ND   JMC : History of Medieval Philosophy / by Maurice De Wulf

288. Essence and Existence. -- This kind of composition, left untouched by Aristotle, now becomes the object of fine and delicate discussions. The terms of the debate are not the respective CONCEPTS of essence and existence, nor a POSSIBLE essence on the one hand and an EXISTING ESSENCE on the other: all recognized a real distinction between the terms of each of those comparisons. But, following up the analysis, they asked the question whether IN ANY ONE ACTUAL BEING its fundamental constitutive reality is one thing ("essentia, quod est"), and the act or actuality by which that reality exists, another thing ("esse, quo est").

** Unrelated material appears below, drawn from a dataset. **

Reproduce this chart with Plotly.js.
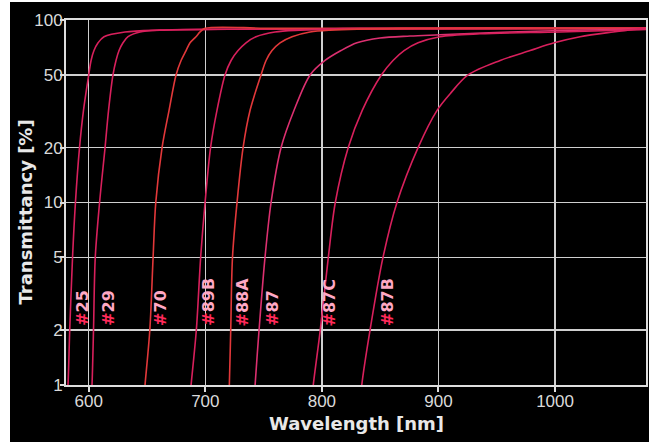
<!DOCTYPE html>
<html>
<head>
<meta charset="utf-8">
<script src="https://cdn.plot.ly/plotly-3.0.1.min.js"></script>
<style>
html,body{margin:0;padding:0;background:#ffffff;}
#chart{position:absolute;left:10px;top:2px;width:639px;height:440px;}
</style>
</head>
<body>
<div id="chart"></div>
<script>
// Filter transmittance curves (wavelength nm, transmittance %)
const wl25 = [581.5, 582.2, 583.7, 586.1, 588.6, 592.1, 595.5, 600, 602, 604.5, 608, 613.1, 631.1, 661, 720, 1078];
const t25  = [0.9, 1, 2, 5, 10, 20, 32, 50, 60, 68, 75, 81, 86, 88, 89, 90];

const wl29 = [602.3, 602.8, 604.1, 605.6, 609.3, 614, 617, 620.8, 623.4, 626, 629.4, 633.7, 644, 661.2, 720, 1078];
const t29  = [0.9, 1, 2, 5, 10, 20, 32, 50, 60, 68, 75, 81, 86, 88, 89, 90];

const wl70 = [647.8, 648.3, 652.4, 655.2, 657.5, 662.9, 668.9, 674.9, 679.2, 683.5, 686.9, 692, 695.5, 699.8, 760, 1078];
const t70  = [0.9, 1, 2, 5, 10, 20, 32, 50, 60, 68, 75, 81, 86, 90, 90, 90];

const wl89B = [687.2, 687.8, 692.3, 696, 699.8, 704.5, 710, 716.9, 722.1, 728.1, 734.9, 743.5, 759.8, 781.3, 832.7, 1078];
const t89B  = [0.9, 1, 2, 5, 10, 20, 32, 50, 60, 68, 75, 81, 86, 88, 90, 90];

const wl88A = [720.3, 720.6, 721.8, 723.3, 727.2, 732.4, 738.4, 747.8, 752.1, 757.2, 764.1, 774.4, 789.8, 807, 867, 1078];
const t88A  = [0.9, 1, 2, 5, 10, 20, 32, 50, 60, 68, 75, 81, 86, 88, 90, 90];

const wl87 = [742.3, 742.7, 746.1, 751.2, 756.4, 765, 776.1, 789.9, 802.7, 816.4, 830.1, 849.9, 875.6, 901.3, 961.3, 1038.6, 1078];
const t87  = [0.9, 1, 2, 5, 10, 20, 32, 50, 60, 68, 75, 79.7, 81.7, 83, 86, 88.5, 89.5];

const wl87C = [792, 792.6, 798.6, 805.5, 811.5, 822.6, 834.6, 851, 861, 870.5, 882.5, 901.3, 935.6, 1004.3, 1072.9, 1078];
const t87C  = [0.9, 1, 2, 5, 10, 20, 32, 50, 60, 68, 75, 81, 84, 86, 88.5, 88.7];

const wl87B = [833.6, 834.2, 841.3, 852.4, 864.4, 882.5, 898.8, 910.8, 925.4, 952.9, 978.6, 999.2, 1021.5, 1049.8, 1075.5, 1078];
const t87B  = [0.9, 1, 2, 5, 10, 20, 32, 40, 50, 60, 68, 75, 81, 86, 90, 90];

const filterNames = ['25', '29', '70', '89B', '88A', '87', '87C', '87B'];
const labelWl = [594, 616.3, 661, 702, 732.2, 757, 806.9, 855.8];

const yTickVals = [1, 2, 5, 10, 20, 50, 100];
const yTickText = ['1', '2', '5', '10', '20', '50', '100'];
const xTickVals = [600, 700, 800, 900, 1000];
const xTickText = ['600', '700', '800', '900', '1000'];

const series = [
  [wl25, t25, '#d8205c'],
  [wl29, t29, '#d8205c'],
  [wl70, t70, '#e2383a'],
  [wl89B, t89B, '#d8205c'],
  [wl88A, t88A, '#e2383a'],
  [wl87, t87, '#dc3070'],
  [wl87C, t87C, '#d8205c'],
  [wl87B, t87B, '#d8205c']
];

const traces = series.map((s, i) => ({
  x: s[0], y: s[1], type: 'scatter', mode: 'lines',
  name: '#' + filterNames[i],
  line: {color: s[2], width: 1.6, shape: 'spline', smoothing: 0.9},
  hoverinfo: 'skip'
}));

const annotations = filterNames.map((n, i) => ({
  x: labelWl[i], y: Math.log10(2), xref: 'x', yref: 'y',
  text: '<span style="color:#ff2a5a">#</span>' + n,
  showarrow: false, textangle: -90,
  xanchor: 'center', yanchor: 'bottom', yshift: 2,
  font: {family: 'DejaVu Sans', size: 16, color: '#ffa8c4', weight: 'bold'}
}));

annotations.push({
  text: 'Wavelength [nm]', xref: 'paper', yref: 'paper', x: 0.5, y: 0,
  xanchor: 'center', yanchor: 'middle', yshift: -38, showarrow: false,
  font: {family: 'DejaVu Sans', size: 18, color: '#e8e8e8', weight: 'bold'}
});
annotations.push({
  text: 'Transmittancy [%]', xref: 'paper', yref: 'paper', x: 0, y: 0.474,
  xanchor: 'center', yanchor: 'middle', xshift: -40.5, textangle: -90, showarrow: false,
  font: {family: 'DejaVu Sans', size: 18, color: '#e8e8e8', weight: 'bold'}
});

const layout = {
  width: 639, height: 440,
  margin: {l: 56, r: 3, t: 18, b: 57},
  paper_bgcolor: '#000000', plot_bgcolor: '#000000',
  showlegend: false,
  xaxis: {
    range: [580.5, 1078], tickvals: xTickVals, ticktext: xTickText,
    showgrid: true, gridcolor: '#cfcfcf', gridwidth: 1.5,
    showline: true, linecolor: '#dedede', linewidth: 2, mirror: true,
    ticks: 'outside', ticklen: 5, tickcolor: '#dedede', tickwidth: 2,
    tickfont: {family: 'Liberation Sans', size: 17, color: '#dadada'},
    ticklabelstandoff: -5,
    zeroline: false, fixedrange: true
  },
  yaxis: {
    type: 'log', range: [0, 2], tickvals: yTickVals, ticktext: yTickText,
    showgrid: true, gridcolor: '#cfcfcf', gridwidth: 1.5,
    showline: true, linecolor: '#dedede', linewidth: 2, mirror: true,
    ticks: 'outside', ticklen: 4, tickcolor: '#dedede', tickwidth: 2,
    tickfont: {family: 'Liberation Sans', size: 17, color: '#dadada'},
    ticklabelstandoff: -6,
    zeroline: false, fixedrange: true
  },
  annotations: annotations
};

Plotly.newPlot('chart', traces, layout, {displayModeBar: false, staticPlot: true});
</script>
</body>
</html>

Opinions differed. St. Thomas held a real distinction, the substance of his teaching being that existence is of the essence of God alone, the Pure Act. In creatures, on the other hand, whether material or spiritual, the perfection siginified by the word EXIST is contracted and circumscribed within the limits of the essence which it determines.{1} Essence is to existence as potency is to act.{2} But being becomes actual only in the measure in which it is capable of actuation; for the degree of being is measured by its connatural potency. Therefore a contingent essence can receive existential actualization only within the limits of its own contingency.

This theory is no special discovery of St. Thomas. We meet it frequently among the representatives of the older scholasticism.{3} But none penetrated its meaning so deeply as he. And when we consider the general structure of Thomism, we cannot help being struck at the organic and unifying role played by this thesis in connection with the other leading theories of scholasticism. The real distinction between essence and existence places in bold relief the contingency of the creature; it accounts for the existential unity of beings that are composed of matter and form -- consubstantial principles, severally incomplete and mutually irreducible, -- and of beings that exert their activities by means of faculties really distinct from one another.

{1} "Unde esse earum non est absolutum sed receptum, et ideo limitatum et finitum ad capacitatem naturae recipientis" (De Ente et Essentia, cap. 6).

{2} See Cajetan, commentary on this passage.

{3} See SCHINDELE'S Dissertation, quoted 310. This writer believes St. Thomas drew from Pseudo-Denis and Boethius (p. 9). We may note that if the idea of the participation of being is found in Pseudo-Denis there is no trace of a comparison of essence with existence.